TEHRAN (AFP) – A court has sentenced a student activist who was charged with joining protests after Iran's disputed presidential election to eight years in jail, a reformist website reported on Saturday, quoting his wife.

"Two years of this sentence are for another conviction for acting against national security, and the rest relates to protests after the election," Abdollah Momeni's wife, whose first name was not given, told the Mowjcamp website which backs opposition leader Mir Hossein Mousavi.

She did not elaborate on her husband's earlier conviction, but said that he did not take part in "any gathering" during the post-election protest in June.

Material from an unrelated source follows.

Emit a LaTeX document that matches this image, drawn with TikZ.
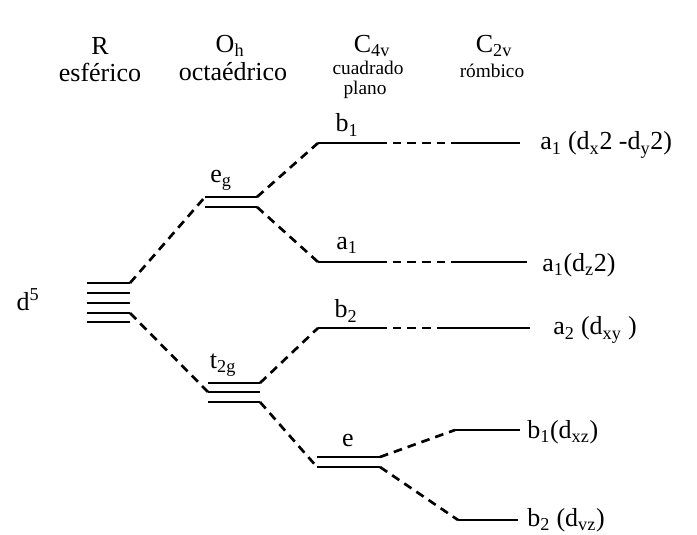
\documentclass[tikz,border=0pt]{standalone}
\usepackage{fontspec}
\setmainfont{Liberation Serif}
\tikzset{
  level/.style={line width=2pt},
  link/.style={line width=2pt, dash pattern=on 6.5pt off 4.5pt},
  lbl/.style={inner sep=0pt, font=\fontsize{19.5}{22}\selectfont},
  subhead/.style={inner sep=0pt, font=\fontsize{14.5}{16}\selectfont},
}
\newcommand{\lo}[1]{\textsubscript{#1}}
\begin{document}
\begin{tikzpicture}[x=0.75pt,y=0.75pt,yscale=-1,xscale=1]
	\useasboundingbox (0,0) rectangle (697,535);

	% Text Node
	\node[lbl] (hR) at (100,46) {R};
	\node[lbl] (hRt) at (100,72) {esférico};
	\node[lbl] (hO) at (230,46) {O\lo{h}};
	\node[lbl] (hOt) at (233,72) {octaédrico};
	\node[lbl] (hC4) at (372,46) {C\lo{4v}};
	\node[subhead] (hC4t) at (368,68) {cuadrado};
	\node[subhead] (hC4u) at (365,90) {plano};
	\node[lbl] (hC2) at (494,46) {C\lo{2v}};
	\node[subhead] (hC2t) at (492,71) {rómbico};

	%Shape: levels, spherical
	\foreach \y [count=\i] in {283,293,303,313,322} {
		\coordinate (sL\i) at (87,\y);
		\coordinate (sR\i) at (130,\y);
		\draw[level] (sL\i) -- (sR\i);
	}
	%Shape: levels, octahedral
	\foreach \y [count=\i] in {197,207} {
		\coordinate (egL\i) at (205,\y);
		\coordinate (egR\i) at (257,\y);
		\draw[level] (egL\i) -- (egR\i);
	}
	\foreach \y [count=\i] in {383,392,402} {
		\coordinate (tL\i) at (208,\y);
		\coordinate (tR\i) at (260,\y);
		\draw[level] (tL\i) -- (tR\i);
	}
	%Shape: levels, square planar
	\foreach \n/\y in {b1/143,a1/262,b2/328} {
		\coordinate (\n L) at (318,\y);
		\coordinate (\n R) at (378,\y);
		\draw[level] (\n L) -- (\n R);
	}
	\foreach \y [count=\i] in {457,467} {
		\coordinate (eL\i) at (317,\y);
		\coordinate (eR\i) at (380,\y);
		\draw[level] (eL\i) -- (eR\i);
	}
	%Shape: levels, rhombic
	\foreach \n/\xa/\xb/\y in {ra/455/520/143,rz/452/527/262,rxy/442/530/328,rxz/455/520/430,ryz/458/518/520} {
		\coordinate (\n L) at (\xa,\y);
		\coordinate (\n R) at (\xb,\y);
		\draw[level] (\n L) -- (\n R);
	}

	%Straight Lines
	\draw[link] (sR1) -- (egL1);
	\draw[link] (sR4) -- (tL2);
	\draw[link] (egR1) -- (b1L);
	\draw[link] (egR2) -- (a1L);
	\draw[link] (tR1) -- (b2L);
	\draw[link] (tR3) -- (eL2);
	\draw[link] (eR1) -- (rxzL);
	\draw[link] (eR2) -- (ryzL);
	\draw[link] (b1R) -- (raL);
	\draw[link] (a1R) -- (rzL);
	\draw[link] (b2R) -- (rxyL);

	% Text Node
	\node[lbl] (d5) at (28,300) {d\textsuperscript{5}};
	\node[lbl] (eg) at (221,180) {e\lo{g}};
	\node[lbl] (t2g) at (223,365) {t\lo{2g}};
	\node[lbl] (b1) at (347,125) {b\lo{1}};
	\node[lbl] (a1) at (347,245) {a\lo{1}};
	\node[lbl] (b2) at (346,311) {b\lo{2}};
	\node[lbl] (e) at (348,440) {e};
	\node[lbl, anchor=west] (ra) at (540,145) {a\lo{1} (d\lo{x}2 -d\lo{y}2)};
	\node[lbl, anchor=west] (rz) at (542,265) {a\lo{1}(d\lo{z}2)};
	\node[lbl, anchor=west] (rxy) at (553,330) {a\lo{2} (d\lo{xy} )};
	\node[lbl, anchor=west] (rxz) at (527,432) {b\lo{1}(d\lo{xz})};
	\node[lbl, anchor=west] (ryz) at (527,520) {b\lo{2} (d\lo{vz})};
\end{tikzpicture}
\end{document}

Saturday's report comes two weeks after London newspaper The Times reported that Hossein Rassam, an Iranian employee of the British embassy, was jailed for four years after being found guilty of fomenting post-election violence.

In early October, the judiciary said that three people arrested after the unrest had been condemned to death, despite a global outcry over the mass trials of people who claimed Mahmoud Ahmadinejad's re-election was rigged.

Deadly street protests broke out in Iran after the election.

About 4,000 people were arrested, and 140 of them, including senior reformers and journalists, have been put on trial charged with seeking a "soft" overthrow of the regime and with inciting protests.

Under Iranian law, convicts may appeal their sentences, which must be upheld by both the appeals court and the supreme court before they are carried out.